Not if You Were the Last Short Story on Earth: April 2016
Every Heart a Doorway is a gorgeous, perfect novella from the twisted mind of Seanan McGuire, published by Tor.com. Part love letter (and suspicious side-eye) to the popular trope of children’s literature about accidental doorways into magical worlds, part slasher movie.
Seriously, it’s like all of my favourite fantasy novels of all time ganged up on each other for a game of murder that got a little too real.
Nancy is a wonderful, sad, thoroughly complex heroine, still mourning that she was made to leave the Land of the Dead (and still, like many other children at Eleanor West’s Home For Wayward Children, waiting and hoping to be invited back to her beloved magical land). Her new friends at the school are equally layered and fascinating, from Kade, the trans boy who was rejected from his magical land for not being the princess they thought he was (SO SAD) to bleak, former-assistant-to-mad-scientist Jack, and her pale, vampire groupie sister, Jill. Each of these children are shaped by the magical land they visited, and have been sent away from parents who can’t accept the change in them since their return.
Every Heart a Doorway is so sad and beautiful and clever and I can’t recommend this novella enough.
Kate Orman is one of those writers who I always make the time to read when a new (rare) story makes its way out into the world! “Keeping Mum” (Cosmos Online) is an emotionally fraught story about alien linguistics, brain surgery and how a distant race could invade the Earth without even setting foot here, by gifting us with advanced communication and cognitive skills.

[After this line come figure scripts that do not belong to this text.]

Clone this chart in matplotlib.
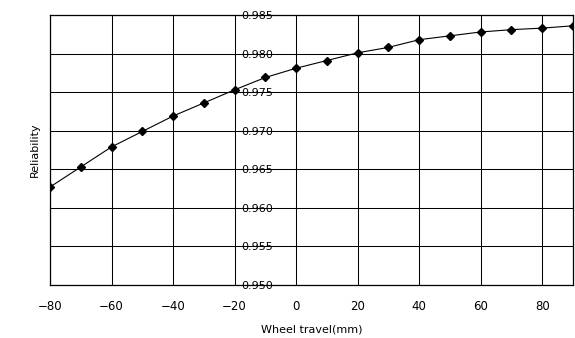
import matplotlib
matplotlib.use("Agg")
import matplotlib.pyplot as plt

wheel_travel = [-80, -70, -60, -50, -40, -30, -20, -10, 0, 10, 20, 30, 40, 50, 60, 70, 80, 90]
reliability = [0.9627, 0.9653, 0.9679, 0.9699, 0.9719, 0.9736, 0.9753, 0.9769, 0.9781,
               0.9791, 0.9801, 0.9808, 0.9818, 0.9823, 0.9828, 0.9831, 0.9833, 0.9836]
x_ticks = [-80, -60, -40, -20, 0, 20, 40, 60, 80]
y_ticks = [0.950, 0.955, 0.960, 0.965, 0.970, 0.975, 0.980, 0.985]
y_tick_labels = ["0.950", "0.955", "0.960", "0.965", "0.970", "0.975", "0.980", "0.985"]

plt.rcParams['font.family'] = ['DejaVu Sans']

fig = plt.figure(figsize=(5.75, 3.38), dpi=100)
ax = fig.add_axes([0.087, 0.157, 0.9095, 0.7986])

ax.plot(wheel_travel, reliability, color='black', lw=0.8, marker='D', markersize=4.5,
        markerfacecolor='black', markeredgecolor='black')

ax.set_xlim(-80, 90)
ax.set_ylim(0.950, 0.985)
ax.set_xticks(x_ticks)
ax.set_yticks(y_ticks)
ax.grid(True, color='black', lw=0.75)
ax.set_axisbelow(True)
for s in ax.spines.values():
    s.set_color('black')
    s.set_linewidth(0.9)
ax.tick_params(axis='x', length=0, labelsize=8.5, pad=11)
ax.tick_params(axis='y', length=0, labelleft=False)

# y-axis labels sitting on the x=-20 line
pos = (-20 - (-80)) / (90 - (-80))
sec = ax.secondary_yaxis(pos)
sec.set_alignment('right')
sec.set_yticks(y_ticks)
sec.set_yticklabels(y_tick_labels)
sec.tick_params(length=0, labelsize=8, pad=5)
sec.spines['right'].set_visible(False)
sec.spines['left'].set_visible(False)

ax.set_xlabel("Wheel travel(mm)", fontsize=8, labelpad=8)
ax.set_ylabel("Reliability", fontsize=8, labelpad=7)

fig.savefig("out.png", dpi=100)
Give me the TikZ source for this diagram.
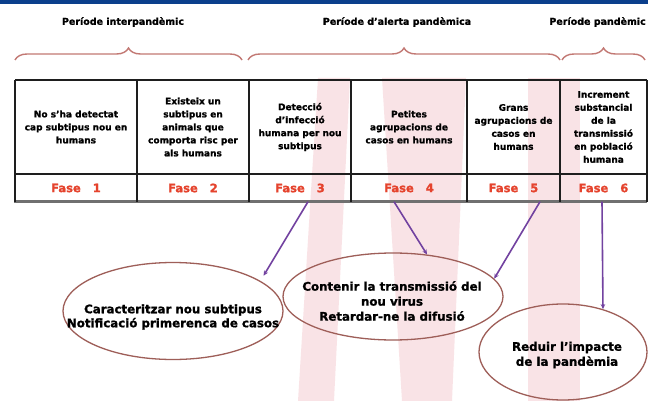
\documentclass[tikz,border=0pt]{standalone}
\usepackage{fontspec}
\setmainfont{DejaVu Sans}[BoldFeatures={FakeBold=1.2}]
\usetikzlibrary{shapes.geometric,decorations.pathreplacing,arrows.meta}
\definecolor{topblue}{HTML}{0B3F8C}
\definecolor{bracecol}{HTML}{C27873}
\definecolor{faseRed}{HTML}{E5432D}
\definecolor{arrowcol}{HTML}{7242A0}
\definecolor{ellcol}{HTML}{9E5E58}
\definecolor{wmpink}{HTML}{F5C9CE}
\definecolor{gridgray}{HTML}{707070}
\definecolor{gridblack}{HTML}{1E1E1E}
\tikzset{
  titletxt/.style={font=\bfseries\fontsize{9.5}{11}\selectfont, text=black, inner sep=0pt},
  celltxt/.style={font=\bfseries\fontsize{9}{13}\selectfont, align=center, inner sep=0pt, text=black},
  fasetxt/.style={font=\bfseries\fontsize{11.5}{13}\selectfont, text=faseRed, minimum height=27pt, inner sep=0pt},
  ell/.style={ellipse, draw=ellcol, line width=1.3pt, inner sep=0pt},
  elltxt/.style={font=\bfseries\fontsize{11.8}{15}\selectfont, align=center, inner sep=0pt, text=black},
  arr/.style={draw=arrowcol, line width=1.6pt, -{Stealth[length=5pt,width=4.5pt]}},
  bracesty/.style={draw=bracecol, line width=1.4pt, decorate, decoration={brace, amplitude=12pt}},
  wmband/.style={fill=wmpink, fill opacity=0.5},
  gridline/.style={draw=gridblack, line width=1.4pt}
}
\begin{document}
\begin{tikzpicture}[x=1pt,y=-1pt]
\useasboundingbox (0,0) rectangle (648,401);
\fill[white] (0,0) rectangle (648,401);
% faint watermark bands
\fill[wmband] (318,78) -- (350,78) -- (334,401) -- (298,401) -- cycle;
\fill[wmband] (382,78) -- (466,78) -- (452,401) -- (402,401) -- cycle;
\fill[wmband] (528,78) -- (580,78) -- (580,401) -- (528,401) -- cycle;
% top bar
\fill[topblue] (0,0) rectangle (648,4.5);
% period titles
\node[titletxt] (t1) at (123,22) {Període interpandèmic};
\node[titletxt] (t2) at (397,22) {Període d'alerta pandèmica};
\node[titletxt, anchor=east] (t3) at (646,22) {Període pandèmic};
% braces
\draw[bracesty] (15,60) -- (242,60);
\draw[bracesty] (248,60) -- (560,60);
\draw[bracesty] (562,60) -- (645,60);
% table grid
\draw[gridline, line width=2pt] (15,80) -- (647,80);
\draw[gridline, line width=2pt] (15,174) -- (647,174);
\draw[draw=gridgray, line width=2.4pt] (14,201.5) -- (647,201.5);
\foreach \x in {15,137,249,351,467,560,647}{
  \draw[gridline] (\x,80) -- (\x,201.5);
}
% header texts
\node[celltxt] (c1) at (76,127) {No s'ha detectat\\cap subtipus nou en\\humans};
\node[celltxt] (c2) at (193,127) {Existeix un\\subtipus en\\animals que\\comporta risc per\\als humans};
\node[celltxt] (c3) at (300,127) {Detecció\\d'infecció\\humana per nou\\subtipus};
\node[celltxt] (c4) at (409,127) {Petites\\agrupacions de\\casos en humans};
\node[celltxt] (c5) at (513.5,127) {Grans\\agrupacions de\\casos en\\humans};
\node[celltxt] (c6) at (603.5,127) {Increment\\substancial\\de la\\transmissió\\en població\\humana};
% phase labels
\node[fasetxt] (f1) at (76,188) {Fase\hspace{12pt}1};
\node[fasetxt] (f2) at (193,188) {Fase\hspace{12pt}2};
\node[fasetxt] (f3) at (300,188) {Fase\hspace{12pt}3};
\node[fasetxt] (f4) at (409,188) {Fase\hspace{12pt}4};
\node[fasetxt] (f5) at (513.5,188) {Fase\hspace{12pt}5};
\node[fasetxt] (f6) at (603.5,188) {Fase\hspace{12pt}6};
% ellipses
\node[ell, minimum width=220pt, minimum height=97pt] (e1) at (173,311) {};
\node[ell, minimum width=220pt, minimum height=87pt] (e2) at (393,296.5) {};
\node[ell, minimum width=168pt, minimum height=96pt] (e3) at (563,352) {};
\node[elltxt, font=\bfseries\fontsize{11.8}{14}\selectfont] (e1t) at (173,317) {Caracteritzar nou subtipus\\Notificació primerenca de casos};
\node[elltxt] (e2t) at (392,301) {Contenir la transmissió del\\nou virus\\Retardar-ne la difusió};
\node[elltxt] (e3t) at (567,355) {Reduir l'impacte\\de la pandèmia};
% connectors
\draw[arr, shorten >=6pt] ([xshift=8pt]f3.south) -- (e1.19);
\draw[arr] ([xshift=-15pt]f4.south) -- (e2.51);
\draw[arr] ([xshift=26.5pt]f5.south) -- (e2.10);
\draw[arr] ([xshift=-1.5pt]f6.south) -- (e3.47);
\end{tikzpicture}
\end{document}
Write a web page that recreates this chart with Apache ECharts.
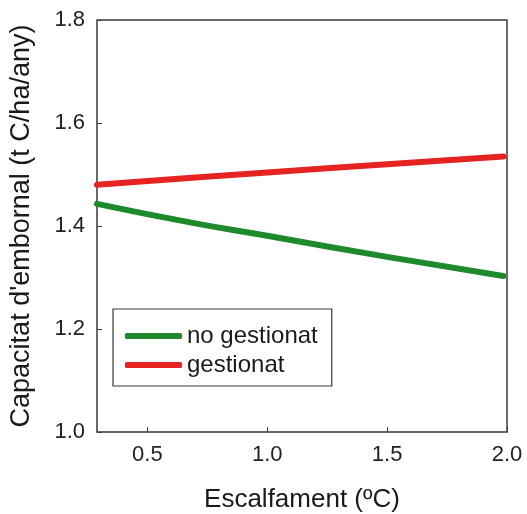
<!DOCTYPE html>
<html lang="ca">
<head>
<meta charset="UTF-8">
<title>Capacitat d'embornal</title>
<script src="https://cdn.jsdelivr.net/npm/echarts@6/dist/echarts.min.js"></script>
<style>
  html, body { margin: 0; padding: 0; background: #fff; }
  #chart { width: 527px; height: 514px; }
</style>
</head>
<body>
<div id="chart"></div>
<script>
    // escalfament (ºC)
    var escalfament = [0.29, 0.7, 1.0, 1.5, 1.985];
    var noGestionat = [1.443, 1.405, 1.381, 1.34, 1.303];
    var gestionat   = [1.480, 1.494, 1.504, 1.520, 1.535];
    var xTicks = [0.5, 1.0, 1.5, 2.0];
    var yTicks = [1.0, 1.2, 1.4, 1.6, 1.8];

    function pairs(xs, ys) {
        var out = [];
        for (var i = 0; i < xs.length; i++) out.push([xs[i], ys[i]]);
        return out;
    }

    var font = 'Liberation Sans, Arial, sans-serif';
    var chart = echarts.init(document.getElementById('chart'));
    chart.setOption({
        animation: false,
        grid: {
            left: 97, top: 20, right: 20, bottom: 82,
            outerBoundsMode: 'none',
            show: true, borderColor: '#3d3a38', borderWidth: 1.5
        },
        legend: {
            orient: 'vertical',
            left: 113, top: 309,
            padding: [15, 14, 9, 12],
            itemGap: 5,
            itemWidth: 57, itemHeight: 6,
            icon: 'roundRect',
            borderColor: '#3d3a38', borderWidth: 1.2,
            textStyle: { fontFamily: font, fontSize: 24, color: '#1a1a1a' },
            data: ['no gestionat', 'gestionat']
        },
        xAxis: {
            type: 'value',
            min: 0.29, max: 2.0,
            name: 'Escalfament (ºC)',
            nameLocation: 'middle', nameGap: 55,
            nameTextStyle: { fontFamily: font, fontSize: 26, color: '#1a1a1a' },
            axisLine: { show: false },
            splitLine: { show: false },
            axisTick: { inside: true, length: 5, customValues: xTicks, lineStyle: { color: '#3d3a38' } },
            axisLabel: {
                customValues: xTicks, margin: 12,
                fontFamily: font, fontSize: 22, color: '#222',
                formatter: function (v) { return v.toFixed(1); }
            }
        },
        yAxis: {
            type: 'value',
            min: 1.0, max: 1.8,
            name: "Capacitat d'embornal (t C/ha/any)",
            nameLocation: 'middle', nameGap: 62,
            nameTextStyle: { fontFamily: font, fontSize: 27, color: '#1a1a1a' },
            axisLine: { show: false },
            splitLine: { show: false },
            axisTick: { inside: true, length: 5, customValues: yTicks, lineStyle: { color: '#3d3a38' } },
            axisLabel: {
                customValues: yTicks, margin: 12,
                fontFamily: font, fontSize: 22, color: '#222',
                formatter: function (v) { return v.toFixed(1); }
            }
        },
        series: [
            {
                name: 'no gestionat', type: 'line',
                data: pairs(escalfament, noGestionat),
                showSymbol: false, smooth: true,
                itemStyle: { color: '#1f8a2c' },
                lineStyle: { color: '#1f8a2c', width: 6, cap: 'round' }
            },
            {
                name: 'gestionat', type: 'line',
                data: pairs(escalfament, gestionat),
                showSymbol: false, smooth: true,
                itemStyle: { color: '#e52421' },
                lineStyle: { color: '#e52421', width: 6, cap: 'round' }
            }
        ]
    });
</script>
</body>
</html>
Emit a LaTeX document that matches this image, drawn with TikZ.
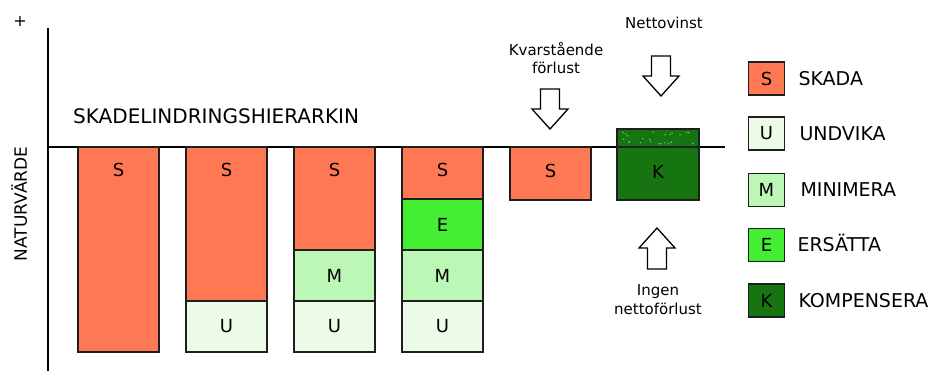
\documentclass[tikz,border=0pt]{standalone}
\usepackage{fontspec}
\setmainfont{DejaVu Sans}
\usetikzlibrary{positioning}

\definecolor{skada}{RGB}{255,120,84}
\definecolor{undvika}{RGB}{236,250,232}
\definecolor{minimera}{RGB}{189,247,181}
\definecolor{ersatta}{RGB}{68,238,51}
\definecolor{kompensera}{RGB}{22,117,16}
\definecolor{prick}{RGB}{110,205,95}
\definecolor{kant}{RGB}{30,30,30}

\tikzset{
	seg/.style={draw=kant, line width=1.6pt},
	bokstav/.style={font=\fontsize{18}{20}\selectfont, inner sep=0pt},
	etikett/.style={font=\fontsize{15}{18}\selectfont, align=center, inner sep=0pt, anchor=base},
	legruta/.style={draw=kant, line width=1.6pt, minimum width=36pt, minimum height=33pt, inner sep=0pt, font=\fontsize{18}{20}\selectfont},
	legtext/.style={font=\fontsize{19}{22}\selectfont, inner sep=0pt, text height=13.8pt, text depth=0pt},
	blockpil/.style={draw=black, line width=1.3pt, fill=white, line join=miter},
	pics/pilned/.style={code={
		\draw[blockpil] (-9.5,0) -- (9.5,0) -- (9.5,20) -- (18,20) -- (0,40) -- (-18,20) -- (-9.5,20) -- cycle;
	}},
	pics/pilupp/.style={code={
		\draw[blockpil] (0,0) -- (18,20) -- (9.5,20) -- (9.5,41) -- (-9.5,41) -- (-9.5,20) -- (-18,20) -- cycle;
	}},
}

\begin{document}
\begin{tikzpicture}[x=1pt, y=-1pt]
	\useasboundingbox (0,0) rectangle (931,391);
	
	% ---------------------
	% Axes
	\coordinate (AxisTop) at (48,28);
	\coordinate (AxisBot) at (48,371);
	\coordinate (Zero) at (48,147);
	\coordinate (ZeroEnd) at (725,147);
	
	\draw[line width=1.8pt] (AxisTop) -- (AxisBot);
	\draw[line width=1.5pt] (Zero) -- (ZeroEnd);
	
	\node[font=\fontsize{16}{18}\selectfont, inner sep=0pt] (plus) at (20,21) {+};
	\node[rotate=90, anchor=base, font=\fontsize{17}{20}\selectfont, inner sep=0pt] (naturvarde) at (27,204) {NATURVÄRDE};
	\node[anchor=base west, font=\fontsize{20}{22}\selectfont, inner sep=0pt] (titel) at (73,123) {SKADELINDRINGSHIERARKIN};
	
	% ---------------------
	% Column origins
	\coordinate (Col1) at (78,147);
	\path (Col1) +(108,0) coordinate (Col2);
	\path (Col2) +(108,0) coordinate (Col3);
	\path (Col3) +(108,0) coordinate (Col4);
	\path (Col4) +(108,0) coordinate (Col5);
	\path (Col5) +(107,0) coordinate (Col6);
	
	% column 1
	\filldraw[seg, fill=skada] (Col1) rectangle +(81,205);
	\path (Col1) +(40.5,23) node[bokstav] (S1) {S};
	
	% column 2
	\filldraw[seg, fill=skada] (Col2) rectangle +(81,154);
	\filldraw[seg, fill=undvika] (Col2) ++(0,154) rectangle +(81,51);
	\path (Col2) +(40.5,23) node[bokstav] (S2) {S};
	\path (Col2) +(40.5,179.5) node[bokstav] (U2) {U};
	
	% column 3
	\filldraw[seg, fill=skada] (Col3) rectangle +(81,103);
	\filldraw[seg, fill=minimera] (Col3) ++(0,103) rectangle +(81,51);
	\filldraw[seg, fill=undvika] (Col3) ++(0,154) rectangle +(81,51);
	\path (Col3) +(40.5,23) node[bokstav] (S3) {S};
	\path (Col3) +(40.5,128.5) node[bokstav] (M3) {M};
	\path (Col3) +(40.5,179.5) node[bokstav] (U3) {U};
	
	% column 4
	\filldraw[seg, fill=skada] (Col4) rectangle +(81,52);
	\filldraw[seg, fill=ersatta] (Col4) ++(0,52) rectangle +(81,51);
	\filldraw[seg, fill=minimera] (Col4) ++(0,103) rectangle +(81,51);
	\filldraw[seg, fill=undvika] (Col4) ++(0,154) rectangle +(81,51);
	\path (Col4) +(40.5,23) node[bokstav] (S4) {S};
	\path (Col4) +(40.5,77.5) node[bokstav] (E4) {E};
	\path (Col4) +(40.5,128.5) node[bokstav] (M4) {M};
	\path (Col4) +(40.5,179.5) node[bokstav] (U4) {U};
	
	% column 5
	\filldraw[seg, fill=skada] (Col5) rectangle +(81,53);
	\path (Col5) +(40.5,24) node[bokstav] (S5) {S};
	
	% column 6, with the dotted net gain on top
	\fill[kompensera] (Col6) ++(0,-18) rectangle +(82,71);
	\pgfmathsetseed{12}
	\foreach \k in {1,...,24}
		\fill[prick] (620+76*rnd,132+12*rnd) circle (0.8);
	\draw[seg] (Col6) -- +(82,0);
	\draw[seg] (Col6) ++(0,-18) rectangle +(82,71);
	\path (Col6) +(41,25) node[bokstav] (K6) {K};
	
	% ---------------------
	% Arrows and their texts
	\pic (PilKvar) at (550,89) {pilned};
	\pic (PilNetto) at (661,56) {pilned};
	\pic (PilIngen) at (657,228) {pilupp};
	
	\node[etikett] (kvar) at (556,73) {Kvarstående\\förlust};
	\node[etikett] (netto) at (664,28) {Nettovinst};
	\node[etikett, font=\fontsize{15}{19}\selectfont] (ingen) at (658,314) {Ingen\\nettoförlust};
	
	% ---------------------
	% Legend
	\node[legruta, fill=skada] (legS) at (766.5,78.5) {S};
	\node[legruta, fill=undvika] (legU) at (766.5,133.5) {U};
	\node[legruta, fill=minimera] (legM) at (766.5,190) {M};
	\node[legruta, fill=ersatta] (legE) at (766.5,245) {E};
	\node[legruta, fill=kompensera] (legK) at (766.5,300.5) {K};
	
	\node[legtext, right=13pt of legS] (txtS) {SKADA};
	\node[legtext, right=14pt of legU] (txtU) {UNDVIKA};
	\node[legtext, right=15pt of legM] (txtM) {MINIMERA};
	\node[legtext, right=12pt of legE] (txtE) {ERSÄTTA};
	\node[legtext, right=13pt of legK] (txtK) {KOMPENSERA};
	
\end{tikzpicture}
\end{document}
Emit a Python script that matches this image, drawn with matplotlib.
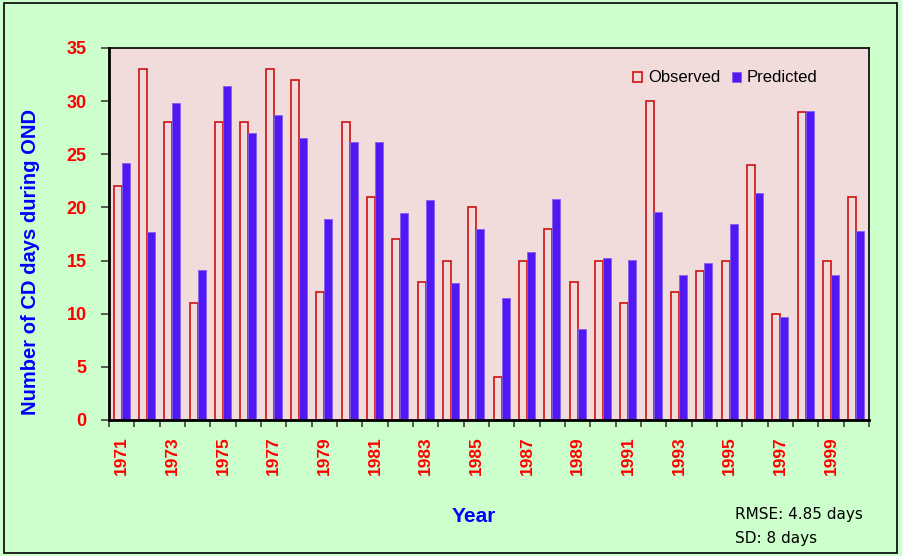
import numpy as np
import matplotlib.pyplot as plt
from matplotlib.patches import Rectangle

years = list(range(1971, 2001))
observed = [22, 33, 28, 11, 28, 28, 33, 32, 12, 28,
            21, 17, 13, 15, 20, 4, 15, 18, 13, 15,
            11, 30, 12, 14, 15, 24, 10, 29, 15, 21]
predicted = [24.2, 17.7, 29.8, 14.1, 31.4, 27.0, 28.7, 26.5, 18.9, 26.2,
             26.2, 19.5, 20.7, 12.9, 18.0, 11.5, 15.8, 20.8, 8.6, 15.2,
             15.1, 19.6, 13.6, 14.8, 18.4, 21.4, 9.7, 29.1, 13.6, 17.8]
year_labels = [str(y) for y in years[::2]]

fig = plt.figure(figsize=(9.02, 5.56), dpi=100, facecolor='#CCFFCC')
ax = fig.add_axes([109/902, 1 - 420/556, 760/902, 372/556])
ax.set_facecolor('#F2DCDB')

x = np.arange(len(years))
w = 0.31
ax.bar(x - w/2, observed, w, facecolor='none', edgecolor='#D01010',
       linewidth=1.2, label='Observed')
ax.bar(x + w/2, predicted, w, color='#5218F2', edgecolor='#8060F0',
       linewidth=0.6, label='Predicted')

ax.set_xlim(-0.5, len(years) - 0.5)
ax.set_ylim(0, 35)
ax.set_yticks(range(0, 36, 5))
for lab in ax.get_yticklabels():
    lab.set_color('red')
    lab.set_fontweight('bold')
    lab.set_fontsize(13)
    lab.set_family('Liberation Sans')
ax.tick_params(axis='y', direction='out', length=6, width=1.2, color='#404040', pad=10)

# ticks between categories, labels at every other year
ax.set_xticks(np.arange(-0.5, len(years), 1))
ax.set_xticklabels([])
ax.tick_params(axis='x', which='major', direction='out', length=5, width=1.2, color='#404040')
ax.set_xticks(x[::2], minor=True)
ax.set_xticklabels(year_labels, minor=True, rotation=90, color='red',
                   fontweight='bold', fontsize=12.5, family='Liberation Sans')
ax.tick_params(axis='x', which='minor', length=0, pad=12)

for s in ax.spines.values():
    s.set_color('black')
    s.set_linewidth(1.2)
ax.spines['left'].set_linewidth(2)
ax.spines['bottom'].set_linewidth(2)

fig.text(31/902, 1 - 262/556, 'Number of CD days during OND', color='#0000FF',
         fontweight='bold', fontsize=14.5, family='Liberation Sans',
         rotation=90, ha='center', va='center')
fig.text(474/902, 1 - 516/556, 'Year', color='#0000FF', fontweight='bold',
         fontsize=15, family='Liberation Sans', ha='center', va='center')

ax.legend(loc='center left', bbox_to_anchor=((633 - 109)/760, (420 - 78)/372), frameon=False,
          ncol=2, handlelength=0.55, handleheight=0.55,
          handletextpad=0.35, columnspacing=0.7, borderaxespad=0, borderpad=0,
          prop={'family': 'Liberation Sans', 'size': 12})

fig.text(735/902, 1 - 515/556, 'RMSE: 4.85 days', fontsize=11,
         family='Liberation Sans Narrow', va='center')
fig.text(735/902, 1 - 539/556, 'SD: 8 days', fontsize=11,
         family='Liberation Sans Narrow', va='center')

fig.patches.append(Rectangle((0.004, 0.005), 0.99, 0.99, transform=fig.transFigure,
                             fill=False, edgecolor='black', linewidth=1.2))

fig.savefig('out.png', dpi=100, facecolor=fig.get_facecolor())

“Touring with the Alien,” by Carolyn Ives Gilman (Clarkesworld) deals with similar ideas to Orman’s story – humans who are altered in order to more effectively communicate with an unseen, unknowable alien lifeform – but this version is told as a dark, thought-provoking road trip between an confused, uptight alien host and his security detail – a woman still working through her own personal demons.
“The Destroyer,” by Tara Isabella Burton (Tor.com), is a weird and wonderful (and utterly horrid) mother-daughter mad scientist/robotics story, based in an alternate Rome [so basically, yes, a short story designed to hit all my buttons and become an instant favourite]. I’ve never read anything by Burton before, but will now be watching out for her name! Loved this piece so much.